Federal Reserve Bank of Kansas City President Jeffrey Schmid warned Tuesday that policymakers must guard against complacency in the inflation fight, emphasizing that premature interest rate cuts could undermine progress toward price stability. In his first major policy speech since taking office in August 2023, Schmid argued that the central bank needs “clear and convincing evidence” of sustained 2% inflation before easing monetary policy.

The remarks come as markets increasingly bet on rate cuts later this year, with futures pricing suggesting a 70% probability of at least one reduction by September. However, Schmid’s hawkish tone aligns with recent comments from other Fed officials who have pushed back against aggressive easing expectations. “We’ve made considerable progress, but the last mile may prove the most difficult,” Schmid told a business audience in Omaha, according to prepared remarks reviewed by multiple outlets.

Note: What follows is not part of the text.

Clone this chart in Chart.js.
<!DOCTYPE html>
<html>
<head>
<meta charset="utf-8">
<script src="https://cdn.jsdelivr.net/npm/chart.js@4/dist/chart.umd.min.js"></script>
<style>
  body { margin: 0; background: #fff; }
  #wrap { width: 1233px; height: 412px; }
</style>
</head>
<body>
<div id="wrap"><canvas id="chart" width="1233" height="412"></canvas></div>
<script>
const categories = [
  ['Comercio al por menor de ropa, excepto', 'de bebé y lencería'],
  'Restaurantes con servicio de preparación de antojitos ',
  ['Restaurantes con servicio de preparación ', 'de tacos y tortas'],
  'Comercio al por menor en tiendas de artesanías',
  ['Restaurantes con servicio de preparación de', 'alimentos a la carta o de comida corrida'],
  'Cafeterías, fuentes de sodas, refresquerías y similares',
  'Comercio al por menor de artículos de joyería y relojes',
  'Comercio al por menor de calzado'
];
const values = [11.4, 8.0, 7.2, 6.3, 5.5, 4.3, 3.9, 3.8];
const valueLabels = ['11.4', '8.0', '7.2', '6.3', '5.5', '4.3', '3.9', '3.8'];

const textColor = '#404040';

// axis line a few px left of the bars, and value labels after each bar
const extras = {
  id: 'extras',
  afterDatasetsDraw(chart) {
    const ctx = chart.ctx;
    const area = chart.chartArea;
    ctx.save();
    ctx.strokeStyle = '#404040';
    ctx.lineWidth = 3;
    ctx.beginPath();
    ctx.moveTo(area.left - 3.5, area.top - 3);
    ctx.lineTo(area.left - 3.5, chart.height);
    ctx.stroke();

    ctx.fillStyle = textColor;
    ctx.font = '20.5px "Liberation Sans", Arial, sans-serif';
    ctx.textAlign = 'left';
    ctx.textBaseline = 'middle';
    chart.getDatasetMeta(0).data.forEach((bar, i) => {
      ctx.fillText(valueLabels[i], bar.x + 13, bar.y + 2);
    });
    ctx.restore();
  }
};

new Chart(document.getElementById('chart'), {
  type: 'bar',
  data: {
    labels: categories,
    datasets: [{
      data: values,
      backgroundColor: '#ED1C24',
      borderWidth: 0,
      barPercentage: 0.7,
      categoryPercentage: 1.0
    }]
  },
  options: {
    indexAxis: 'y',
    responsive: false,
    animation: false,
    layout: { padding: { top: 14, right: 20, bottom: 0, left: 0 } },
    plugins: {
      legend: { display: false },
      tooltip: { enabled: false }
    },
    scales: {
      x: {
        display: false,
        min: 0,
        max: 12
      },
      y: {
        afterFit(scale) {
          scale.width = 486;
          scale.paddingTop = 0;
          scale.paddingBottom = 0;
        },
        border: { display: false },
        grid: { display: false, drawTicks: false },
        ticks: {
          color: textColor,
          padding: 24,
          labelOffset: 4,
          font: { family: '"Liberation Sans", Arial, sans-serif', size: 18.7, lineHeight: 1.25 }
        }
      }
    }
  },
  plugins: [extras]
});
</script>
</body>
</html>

Recent economic data presents mixed signals. While the Personal Consumption Expenditures (PCE) price index – the Fed’s preferred inflation gauge – showed core prices rising just 2.8% year-over-year in January (down from 4.7% a year earlier), consumer price index (CPI) readings have remained stubbornly elevated. Analysts note that services inflation and wage growth continue to run hot, with the January jobs report showing unexpected strength in hiring.

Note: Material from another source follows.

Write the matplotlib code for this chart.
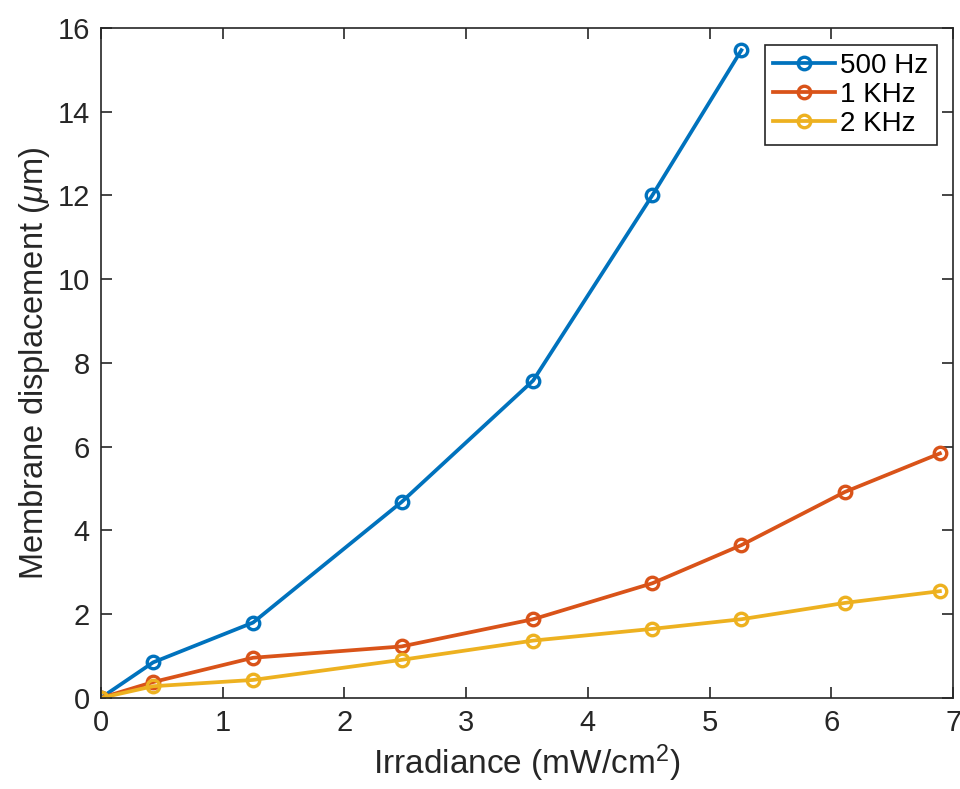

Market strategists suggest Schmid’s comments reflect growing division within the Fed. “This is the classic tug-of-war between regional hawks and the Board’s more dovish leanings,” said Diane Swonk, chief economist at KPMG. “The risk is that keeping rates too high for too long could unnecessarily damage the labor market.” The Fed next meets March 19-20, where officials will update their rate projections in the closely watched “dot plot.”